Los dueños y ejecutivos de las empresas involucradas se pasean por sus clubes y restoranes de siempre. SQM firma nuevos contratos con el Estado. Penta pone a su presidente a la cabeza de los empresarios en la CPC. Y aquí, como en la película, no ha pasado nada.
«Los de Penta hacen lo que hacen todos. ¿Quién no le pide a la señora una boleta para justificar gastos?», dice el arquitecto favorito de la élite, Cristián Boza. El «Choclo» Délano «es del Saint George, lo que inmediatamente me genera confianza», escribe en su defensa el empresario y columnista de El Mercurio, Gerardo Varela. Y Luis Larraín, director de Libertad y Desarrollo, ampara a Moreira argumentando que «todos los políticos se financiaron así».
Niégalo. Si no puedes negarlo (porque te pillaron suplicando plata por mail), minimízalo. Si no puedes minimizarlo (porque la gente se enoja cuando saben que se legisló a favor del grupo económico que ponía la plata), generalízalo. Como en el colegio: todos fuimos.
Todos son culpables, por lo tanto, nadie es culpable.
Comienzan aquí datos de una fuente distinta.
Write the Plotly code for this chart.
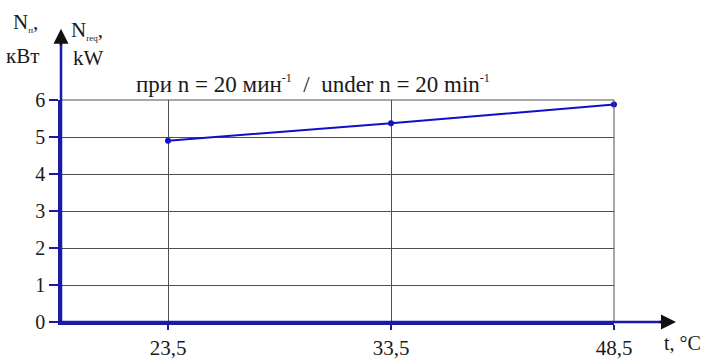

Total, el lobista en jefe, Enrique Correa, asegura que el financiamiento irregular no es corrupción. Sépanlo, chilenos: cuando un político mendiga plata ilegal a grandes grupos económicos, haciéndose cómplice en un esquema de evasión tributaria, y usa ese dinero para hacer trampa en una elección para su propio beneficio, eso no es corrupción.
El hijo de la Presidenta obtiene un crédito fabuloso para un negocio oscuro tras reunirse con el hombre más rico del país, pero eso no es corrupción. Senadores y diputados ganan elecciones con plata sucia a cambio de genuflexiones inconfesables, y eso no es corrupción. SQM y Corpesca pagan por leyes hechas a su medida, pero eso no es corrupción. Las farmacias, las papeleras y los pollos les meten la mano al bolsillo a todos los chilenos, pero no hablemos de corrupción.
A la corrupción no se le castiga con cárcel. No se la penaliza simbólicamente. No se la sanciona socialmente. De hecho, ni siquiera se llama así.
Y cuando a la corrupción ni siquiera se la llama por su nombre, la victoria es total.
La de los corruptos. Ellos ganaron. Game over.